$f,g:\mathbb{R}\longrightarrow\mathbb{R}$
f,g are continuous functions. $\forall q\in\mathbb{Q}$ $f\left(q\right)\leq g\left(q\right)$
I need to prove that $\forall x\in\mathbb{R}$ $f\left(x\right)\leq g\left(x\right)$
$f,g:\mathbb{R}\longrightarrow\mathbb{R}$
f,g are continuous functions. $\forall q\in\mathbb{Q}$ $f\left(q\right)\leq g\left(q\right)$
I need to prove that $\forall x\in\mathbb{R}$ $f\left(x\right)\leq g\left(x\right)$
Pick $x\in\mathbb{R}\setminus\mathbb{Q}$.
Suppose $f(x)>g(x)$. Let $\varepsilon>0$ be less than the difference between $f(x)$ and $g(x)$. Then there exists $\delta>0$ such that if $w$ differs from $x$ by less than $\delta$, then $f(w)-g(w)$ differs from $f(x)-g(x)$ by less than $\varepsilon$. But some rational numbers are in the interval $(x-\delta,x+\delta)$, so we have a contradiction.

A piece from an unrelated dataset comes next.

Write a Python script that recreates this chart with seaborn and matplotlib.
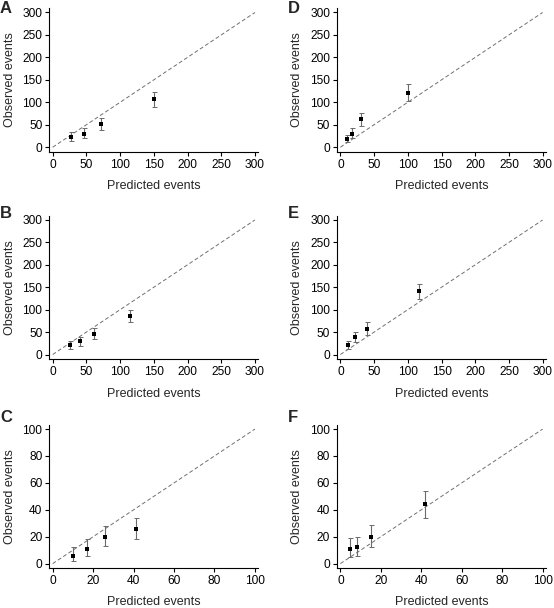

Hint: Note that if $(x_n)_{n\in\mathbb{N}}$ is a convergent sequence of real numbers and $f,g$ are continuous functions, $\lim\limits_{n\to\infty} f(x_n)=f(\lim\limits_{n\to\infty}x_n)$ and $\lim\limits_{n\to\infty} g(x_n)=g(\lim\limits_{n\to\infty}x_n)$, and that for any real number $x$ we have some sequence $(x_n)_{n\in\mathbb{N}}$ of rational numbers that converges to it. How can we manipulate limits to show that $f(x)=f(\lim\limits_{n\to\infty}x_n)\leq g(\lim\limits_{n\to\infty}x_n)=g(x)$?